VICTOR DAVIS HANSON: That’s a question everybody in America is asking, because Joe Biden was declared by his own party not fit enough to continue with the nominee, as you remember, in late July. He was deemed fit enough to finish out the next seven months of his presidency. But he’s, I’ll be candid, he’s failing at a geometric rate. So he slurs his word, he loses his train of thought.

And then that problem is compounded because his vice president is running as the replacement. The 14 million people voted in our primaries for Joe Biden, and suddenly within a 48-hour period, that primary vote was nullified. And the current Democratic nominee, our vice president, has never entered much less won a primary.

We’ve never had anything like that in our history, where a candidate has just been, I guess you would say, forcibly abdicated. And then another person was picked in like a 19th century process in the back room and never entered a primary, and the primary voters had no say whatsoever.

And then that person, Kamala Harris, because Joe Biden is polling about 41 percent and about 56 percent negatively, she is running as a hope and change, a new way forward candidate. And that’s, to answer your question specifically, that’s even more confusing for Americans as well as people abroad, because she does not want to run on what his economic, social, military foreign policy agenda has been for over three and a half years.

But she, in other words, she says she is going to make radical changes to the left. So that begs the question, why didn’t you do it as vice president or influence the president? But more importantly, why don’t you do it now?
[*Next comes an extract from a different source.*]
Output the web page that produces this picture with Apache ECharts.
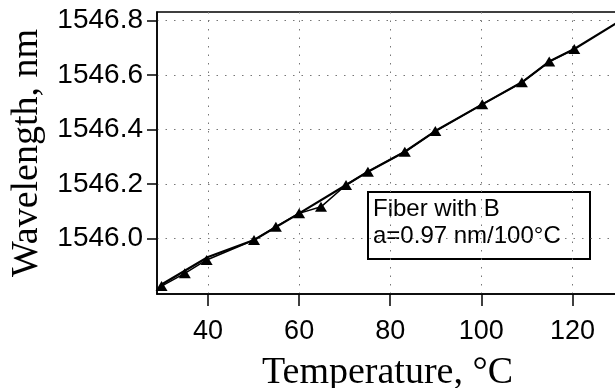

Because once you’ve announced your agenda and the president seems to be not fully engaged, you would have a wonderful chance to implement these very radical, we’ve never seen a candidate, I guess, since Richard Nixon tried it and failed, wage and price control, the wealth tax, an increase in the federal income tax up to 40 percent in addition to what the states could charge, increased inheritance taxes.

These are all she’s on the end. We don’t know to the degree to which her metamorphosis is a 90 day phenomenon because she is kind of in the last 90 days changed all of her positions on the border, on mandatory buying of guns from private citizens to crime, to everything.

So we’re bewildered because the candidate who is the vice president, we don’t know to what degree she agrees with Joe Biden, what degree she is sincere that when she renounced most of her prior hard left positions, is that a gimmick to get elected? And of course, we’ve never had at the same time since Grover Cleveland, a president who’s trying to run for a third term.

JOHN ANDERSON: So we’ll figure that out in a moment, but before we do, except for I mean, excuse me, except for Franklin Roosevelt, but I mean, with an interrupted third term.

VICTOR DAVIS HANSON: Yeah, well, yes.

The Vice Presidential Debate

JOHN ANDERSON: And before we come back to that, can I just pause for a moment? We’ve just seen the Vance Walz vice presidential debate. Normally, that wouldn’t make much difference. But in a very tightly contested election like this, did that throw any real light on what the two offerings in terms of future administrations might look like to the American people, do you think?

VICTOR DAVIS HANSON: I think it does take greater import than usual for a variety of reasons, one of which is he was unfairly demonized as an ultra right wing, unsympathetic character who could not appeal to women and independents. And anybody who’s known him a little bit, and I have talked to him and met him a number of times, will find out that that’s contrary to how he comes across. He comes across in person just as he did in the debate. He’s soft spoken. He has the facts at his command. He’s not — he’s magnanimous.

So he was trying to show the American people two things, that he wasn’t going to go to the jugular vein. He could have, because Walz had a lot of openings, but he was going to be polite and professional and try to show the country that Mr. Walz, to the degree that he was coherent, had positions that were antithetical to most of the majority.